**What is being asked**
Give every line of the data again, unchanged, but with no pictures.

**Source data**
## start

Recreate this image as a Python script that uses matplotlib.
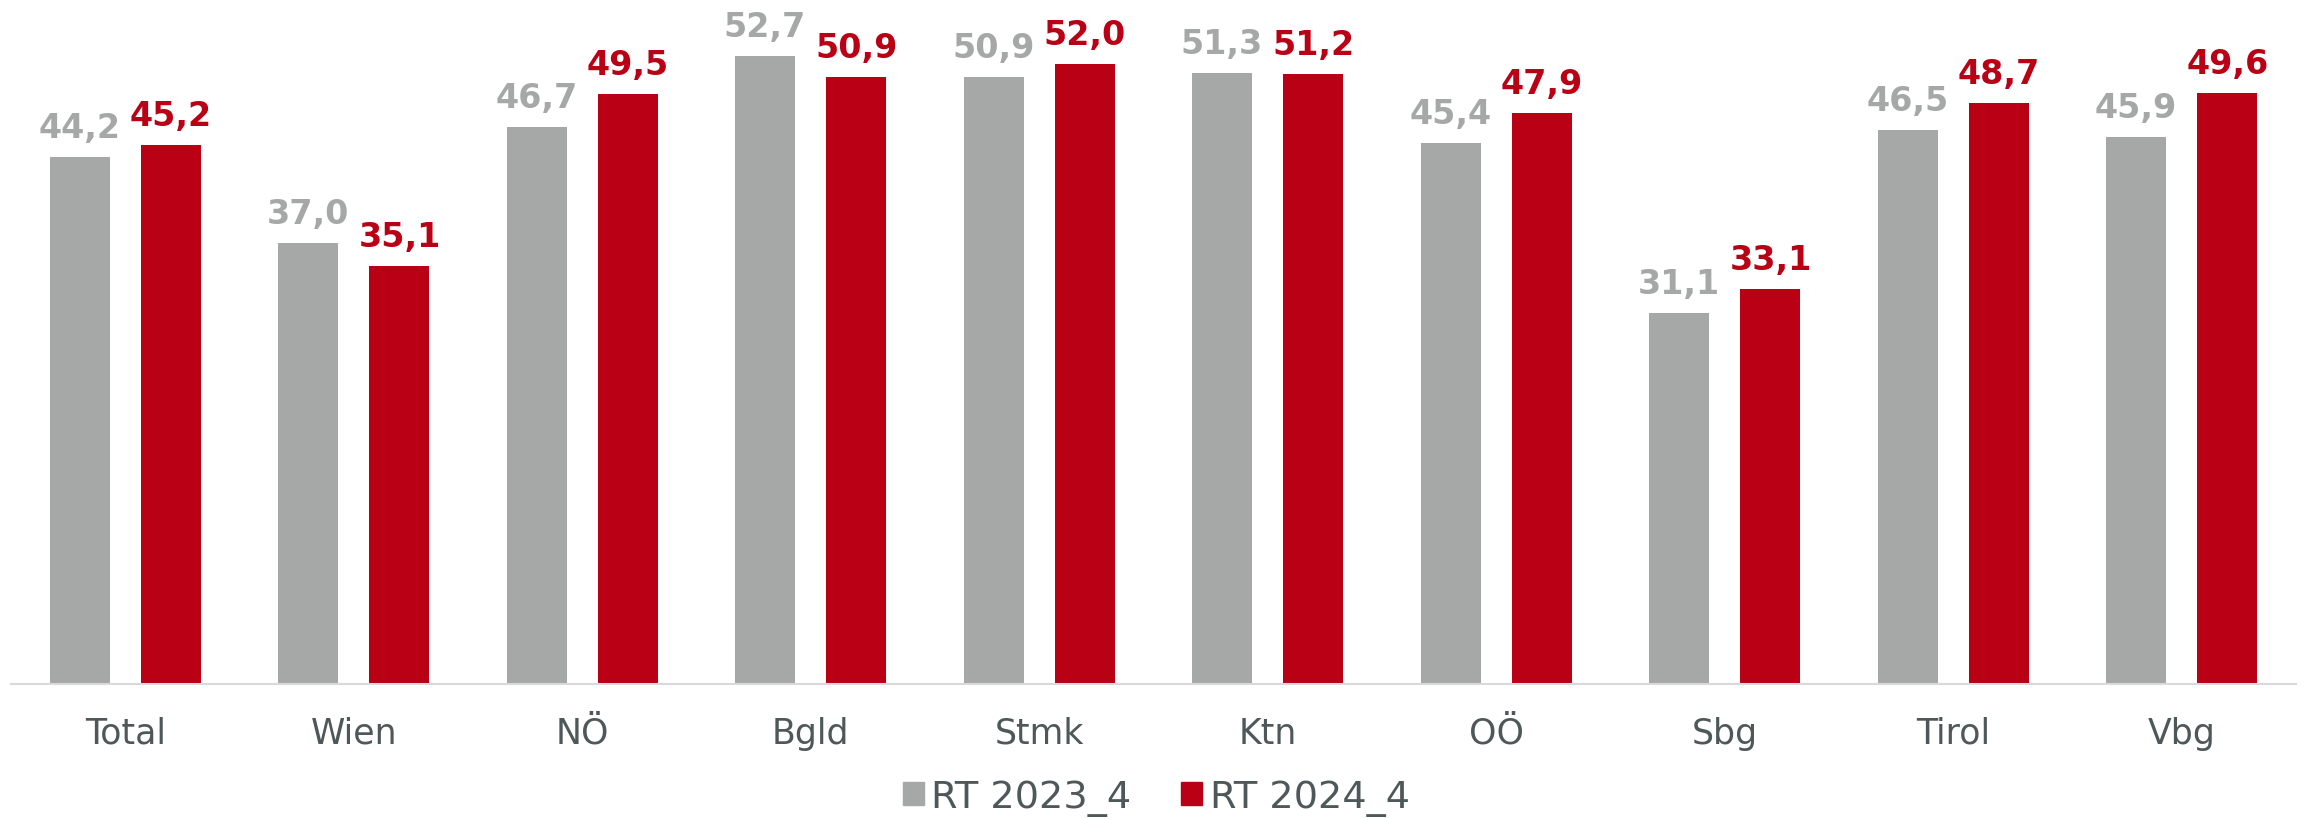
import numpy as np
import matplotlib
matplotlib.use("Agg")
import matplotlib.pyplot as plt
from matplotlib.patches import Patch

regions = ["Total", "Wien", "NÖ", "Bgld", "Stmk", "Ktn", "OÖ", "Sbg", "Tirol", "Vbg"]
rt_2023 = [44.2, 37.0, 46.7, 52.7, 50.9, 51.3, 45.4, 31.1, 46.5, 45.9]
rt_2024 = [45.2, 35.1, 49.5, 50.9, 52.0, 51.2, 47.9, 33.1, 48.7, 49.6]
series_names = ["RT 2023_4", "RT 2024_4"]

grey = "#A5A8A7"
red = "#B90014"
text_col = "#4F5858"

plt.rcParams['font.family'] = ['DejaVu Sans']

fig = plt.figure(figsize=(23.05, 8.2), dpi=100)
ax = fig.add_axes([11 / 2305, 135 / 820, 2285 / 2305, 685 / 820])

x = np.arange(len(regions))
w = 0.263
off = 0.2

ax.bar(x - off, rt_2023, width=w, color=grey)
ax.bar(x + off, rt_2024, width=w, color=red)

def fmt(v):
    return f"{v:.1f}".replace(".", ",")

for xs, vals, col in [(x - off, rt_2023, grey), (x + off, rt_2024, red)]:
    for xi, v in zip(xs, vals):
        ax.annotate(fmt(v), (xi, v), xytext=(0, 14.4), textcoords="offset points",
                    ha="center", va="baseline", fontsize=24, fontweight="bold",
                    color=col, annotation_clip=False)

ax.set_xlim(-0.5, 9.5)
ax.set_ylim(0, 685 / 11.92)
ax.set_yticks([])
ax.set_xticks(x)
ax.set_xticklabels(regions, fontsize=25, color=text_col)
ax.tick_params(axis="x", length=0, pad=23)

for s in ["top", "right", "left"]:
    ax.spines[s].set_visible(False)
ax.spines["bottom"].set_color("#D9D9D9")
ax.spines["bottom"].set_linewidth(1.5)

handles = [Patch(color=grey), Patch(color=red)]
leg = fig.legend(handles, series_names, loc="center", bbox_to_anchor=(0.5016, 0.026),
                 ncol=2, frameon=False, fontsize=27.5, handlelength=0.55, handleheight=0.55,
                 handletextpad=0.2, columnspacing=1.3, borderpad=0)
for t in leg.get_texts():
    t.set_color(text_col)

fig.savefig("out.png", dpi=100)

## end

**Response to the task**
Recreate this image as a Python script that uses matplotlib.
import numpy as np
import matplotlib
matplotlib.use("Agg")
import matplotlib.pyplot as plt
from matplotlib.patches import Patch

regions = ["Total", "Wien", "NÖ", "Bgld", "Stmk", "Ktn", "OÖ", "Sbg", "Tirol", "Vbg"]
rt_2023 = [44.2, 37.0, 46.7, 52.7, 50.9, 51.3, 45.4, 31.1, 46.5, 45.9]
rt_2024 = [45.2, 35.1, 49.5, 50.9, 52.0, 51.2, 47.9, 33.1, 48.7, 49.6]
series_names = ["RT 2023_4", "RT 2024_4"]

grey = "#A5A8A7"
red = "#B90014"
text_col = "#4F5858"

plt.rcParams['font.family'] = ['DejaVu Sans']

fig = plt.figure(figsize=(23.05, 8.2), dpi=100)
ax = fig.add_axes([11 / 2305, 135 / 820, 2285 / 2305, 685 / 820])

x = np.arange(len(regions))
w = 0.263
off = 0.2

ax.bar(x - off, rt_2023, width=w, color=grey)
ax.bar(x + off, rt_2024, width=w, color=red)

def fmt(v):
    return f"{v:.1f}".replace(".", ",")

for xs, vals, col in [(x - off, rt_2023, grey), (x + off, rt_2024, red)]:
    for xi, v in zip(xs, vals):
        ax.annotate(fmt(v), (xi, v), xytext=(0, 14.4), textcoords="offset points",
                    ha="center", va="baseline", fontsize=24, fontweight="bold",
                    color=col, annotation_clip=False)

ax.set_xlim(-0.5, 9.5)
ax.set_ylim(0, 685 / 11.92)
ax.set_yticks([])
ax.set_xticks(x)
ax.set_xticklabels(regions, fontsize=25, color=text_col)
ax.tick_params(axis="x", length=0, pad=23)

for s in ["top", "right", "left"]:
    ax.spines[s].set_visible(False)
ax.spines["bottom"].set_color("#D9D9D9")
ax.spines["bottom"].set_linewidth(1.5)

handles = [Patch(color=grey), Patch(color=red)]
leg = fig.legend(handles, series_names, loc="center", bbox_to_anchor=(0.5016, 0.026),
                 ncol=2, frameon=False, fontsize=27.5, handlelength=0.55, handleheight=0.55,
                 handletextpad=0.2, columnspacing=1.3, borderpad=0)
for t in leg.get_texts():
    t.set_color(text_col)

fig.savefig("out.png", dpi=100)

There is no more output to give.